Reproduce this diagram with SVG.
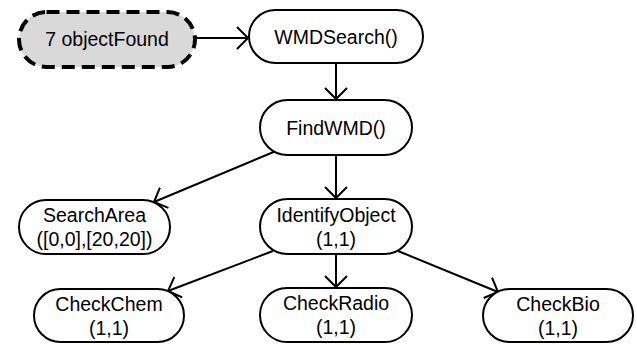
<svg xmlns="http://www.w3.org/2000/svg" width="637" height="345" viewBox="0 0 637 345">
<style>
.n rect{fill:#fff;stroke:#000;stroke-width:2}
.n text{font-family:"Liberation Sans",Arial,sans-serif;font-size:19.5px;text-anchor:middle;fill:#000}
.start rect{fill:#d9d9d9;stroke:#000;stroke-width:4;stroke-dasharray:13 7}
.c line{stroke:#000;stroke-width:2;fill:none;marker-end:url(#arr)}
</style>
<defs>
<marker id="arr" markerUnits="userSpaceOnUse" viewBox="0 0 14 24" refX="12" refY="12" markerWidth="14" markerHeight="24" orient="auto">
<path d="M1,1 L12,12 L1,23" fill="none" stroke="#000" stroke-width="2"/>
</marker>
</defs>
<rect width="637" height="345" fill="#fff"/>
<g class="c">
<line x1="195" y1="38" x2="248" y2="38"/>
<line x1="336" y1="63" x2="336" y2="99"/>
<line x1="276" y1="151" x2="154" y2="202"/>
<line x1="336" y1="155" x2="336" y2="198"/>
<line x1="273" y1="251" x2="168" y2="291"/>
<line x1="336" y1="254" x2="336" y2="287"/>
<line x1="398" y1="251" x2="498" y2="292"/>
</g>
<g id="objectFound" class="n start"><rect x="19" y="12" width="176" height="55" rx="27.5"/><text x="107" y="46">7 objectFound</text></g>
<g id="WMDSearch" class="n"><rect x="249" y="10" width="174" height="53" rx="26.5"/><text x="336" y="43.5">WMDSearch()</text></g>
<g id="FindWMD" class="n"><rect x="260" y="100" width="152" height="55" rx="27.5"/><text x="336" y="134.5">FindWMD()</text></g>
<g id="SearchArea" class="n"><rect x="19" y="200" width="151" height="54" rx="27"/><text x="94.5" y="222">SearchArea</text><text x="94.5" y="246">([0,0],[20,20])</text></g>
<g id="IdentifyObject" class="n"><rect x="260" y="199" width="152" height="55" rx="27.5"/><text x="336" y="221.5">IdentifyObject</text><text x="336" y="245.5">(1,1)</text></g>
<g id="CheckChem" class="n"><rect x="34" y="289" width="150" height="53" rx="26.5"/><text x="109" y="310.5">CheckChem</text><text x="109" y="334.5">(1,1)</text></g>
<g id="CheckRadio" class="n"><rect x="260" y="288" width="152" height="54" rx="27"/><text x="336" y="310">CheckRadio</text><text x="336" y="334">(1,1)</text></g>
<g id="CheckBio" class="n"><rect x="483" y="289" width="150" height="53" rx="26.5"/><text x="558" y="310.5">CheckBio</text><text x="558" y="334.5">(1,1)</text></g>
</svg>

☆ ☆ ☆

▶ _THE EXERCISE_
Without the pictures, copy the material exactly as given.

▶ _RESULT OF THE TASK_
Reproduce this diagram with SVG.
<svg xmlns="http://www.w3.org/2000/svg" width="637" height="345" viewBox="0 0 637 345">
<style>
.n rect{fill:#fff;stroke:#000;stroke-width:2}
.n text{font-family:"Liberation Sans",Arial,sans-serif;font-size:19.5px;text-anchor:middle;fill:#000}
.start rect{fill:#d9d9d9;stroke:#000;stroke-width:4;stroke-dasharray:13 7}
.c line{stroke:#000;stroke-width:2;fill:none;marker-end:url(#arr)}
</style>
<defs>
<marker id="arr" markerUnits="userSpaceOnUse" viewBox="0 0 14 24" refX="12" refY="12" markerWidth="14" markerHeight="24" orient="auto">
<path d="M1,1 L12,12 L1,23" fill="none" stroke="#000" stroke-width="2"/>
</marker>
</defs>
<rect width="637" height="345" fill="#fff"/>
<g class="c">
<line x1="195" y1="38" x2="248" y2="38"/>
<line x1="336" y1="63" x2="336" y2="99"/>
<line x1="276" y1="151" x2="154" y2="202"/>
<line x1="336" y1="155" x2="336" y2="198"/>
<line x1="273" y1="251" x2="168" y2="291"/>
<line x1="336" y1="254" x2="336" y2="287"/>
<line x1="398" y1="251" x2="498" y2="292"/>
</g>
<g id="objectFound" class="n start"><rect x="19" y="12" width="176" height="55" rx="27.5"/><text x="107" y="46">7 objectFound</text></g>
<g id="WMDSearch" class="n"><rect x="249" y="10" width="174" height="53" rx="26.5"/><text x="336" y="43.5">WMDSearch()</text></g>
<g id="FindWMD" class="n"><rect x="260" y="100" width="152" height="55" rx="27.5"/><text x="336" y="134.5">FindWMD()</text></g>
<g id="SearchArea" class="n"><rect x="19" y="200" width="151" height="54" rx="27"/><text x="94.5" y="222">SearchArea</text><text x="94.5" y="246">([0,0],[20,20])</text></g>
<g id="IdentifyObject" class="n"><rect x="260" y="199" width="152" height="55" rx="27.5"/><text x="336" y="221.5">IdentifyObject</text><text x="336" y="245.5">(1,1)</text></g>
<g id="CheckChem" class="n"><rect x="34" y="289" width="150" height="53" rx="26.5"/><text x="109" y="310.5">CheckChem</text><text x="109" y="334.5">(1,1)</text></g>
<g id="CheckRadio" class="n"><rect x="260" y="288" width="152" height="54" rx="27"/><text x="336" y="310">CheckRadio</text><text x="336" y="334">(1,1)</text></g>
<g id="CheckBio" class="n"><rect x="483" y="289" width="150" height="53" rx="26.5"/><text x="558" y="310.5">CheckBio</text><text x="558" y="334.5">(1,1)</text></g>
</svg>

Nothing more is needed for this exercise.